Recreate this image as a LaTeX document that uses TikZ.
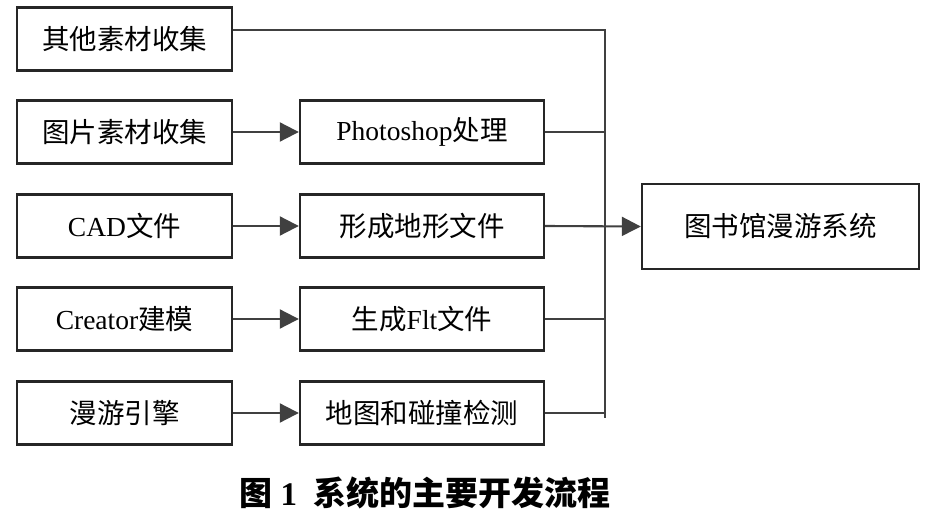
\documentclass[tikz,border=0pt]{standalone}
\usepackage{fontspec}
\setmainfont{Liberation Serif}
\newfontfamily\cjk{Noto Sans CJK SC}
\usetikzlibrary{arrows.meta}
\begin{document}
\begin{tikzpicture}[x=1pt,y=-1pt,
  box/.style={draw=black!85,line width=2.4pt,rectangle,inner sep=0pt,font=\fontsize{27.5}{32}\selectfont},
  lbox/.style={box,minimum width=215pt,minimum height=63pt},
  mbox/.style={box,minimum width=244pt,minimum height=63pt},
  link/.style={draw=black!75,line width=2.1pt},
  arr/.style={link,-{Triangle[length=19pt,width=19pt]}}
]
\useasboundingbox (0,0) rectangle (929,513);
% left column
\node[lbox] (l1) at (124.5,39) {\cjk 其他素材收集};
\node[lbox] (l2) at (124.5,132) {\cjk 图片素材收集};
\node[lbox] (l3) at (124.5,226) {CAD{\cjk 文件}};
\node[lbox] (l4) at (124.5,319) {Creator{\cjk 建模}};
\node[lbox] (l5) at (124.5,413) {\cjk 漫游引擎};
% middle column
\node[mbox] (m2) at (422,132) {Photoshop{\cjk 处理}};
\node[mbox] (m3) at (422,226) {\cjk 形成地形文件};
\node[mbox] (m4) at (422,319) {{\cjk 生成}Flt{\cjk 文件}};
\node[mbox] (m5) at (422,413) {\cjk 地图和碰撞检测};
% target
\node[box,minimum width=277pt,minimum height=85pt] (r) at (780.5,226.5) {\cjk 图书馆漫游系统};
% arrows left -> middle
\draw[arr] (l2) -- (m2);
\draw[arr] (l3) -- (m3);
\draw[arr] (l4) -- (m4);
\draw[arr] (l5) -- (m5);
% bus
\coordinate (top) at (605,30);
\coordinate (bot) at (605,418);
\draw[link] (l1.east |- top) -- (top) -- (bot);
\draw[link] (m2.east) -- (m2.east -| top);
\draw[link] (m4.east) -- (m4.east -| top);
\draw[link] (m5.east) -- (m5.east -| top);
\draw[arr] (m3.east) -- (r.west);
% caption
\node[font=\fontsize{33}{38}\selectfont\bfseries] (cap) at (425,493) {{\cjk 图}~1~~{\cjk 系统的主要开发流程}};
\end{tikzpicture}
\end{document}
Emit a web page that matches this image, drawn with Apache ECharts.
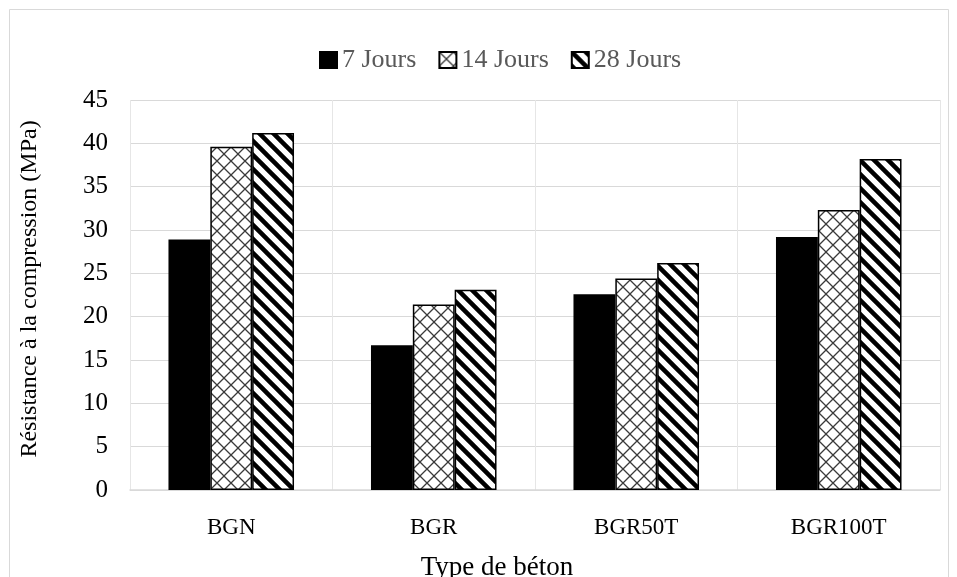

§ EXERCISE GOAL
Reproduce every record above exactly, omitting the pictures.

§ WRITTEN SOLUTION
Recreate this image as a LaTeX document that uses TikZ.
\documentclass[tikz,border=0pt]{standalone}
\usepackage{fontspec}
\setmainfont{Liberation Serif}
\newfontfamily\cjk{Noto Sans CJK SC}
\usetikzlibrary{arrows.meta}
\begin{document}
\begin{tikzpicture}[x=1pt,y=-1pt,
  box/.style={draw=black!85,line width=2.4pt,rectangle,inner sep=0pt,font=\fontsize{27.5}{32}\selectfont},
  lbox/.style={box,minimum width=215pt,minimum height=63pt},
  mbox/.style={box,minimum width=244pt,minimum height=63pt},
  link/.style={draw=black!75,line width=2.1pt},
  arr/.style={link,-{Triangle[length=19pt,width=19pt]}}
]
\useasboundingbox (0,0) rectangle (929,513);
% left column
\node[lbox] (l1) at (124.5,39) {\cjk 其他素材收集};
\node[lbox] (l2) at (124.5,132) {\cjk 图片素材收集};
\node[lbox] (l3) at (124.5,226) {CAD{\cjk 文件}};
\node[lbox] (l4) at (124.5,319) {Creator{\cjk 建模}};
\node[lbox] (l5) at (124.5,413) {\cjk 漫游引擎};
% middle column
\node[mbox] (m2) at (422,132) {Photoshop{\cjk 处理}};
\node[mbox] (m3) at (422,226) {\cjk 形成地形文件};
\node[mbox] (m4) at (422,319) {{\cjk 生成}Flt{\cjk 文件}};
\node[mbox] (m5) at (422,413) {\cjk 地图和碰撞检测};
% target
\node[box,minimum width=277pt,minimum height=85pt] (r) at (780.5,226.5) {\cjk 图书馆漫游系统};
% arrows left -> middle
\draw[arr] (l2) -- (m2);
\draw[arr] (l3) -- (m3);
\draw[arr] (l4) -- (m4);
\draw[arr] (l5) -- (m5);
% bus
\coordinate (top) at (605,30);
\coordinate (bot) at (605,418);
\draw[link] (l1.east |- top) -- (top) -- (bot);
\draw[link] (m2.east) -- (m2.east -| top);
\draw[link] (m4.east) -- (m4.east -| top);
\draw[link] (m5.east) -- (m5.east -| top);
\draw[arr] (m3.east) -- (r.west);
% caption
\node[font=\fontsize{33}{38}\selectfont\bfseries] (cap) at (425,493) {{\cjk 图}~1~~{\cjk 系统的主要开发流程}};
\end{tikzpicture}
\end{document}
Emit a web page that matches this image, drawn with Apache ECharts.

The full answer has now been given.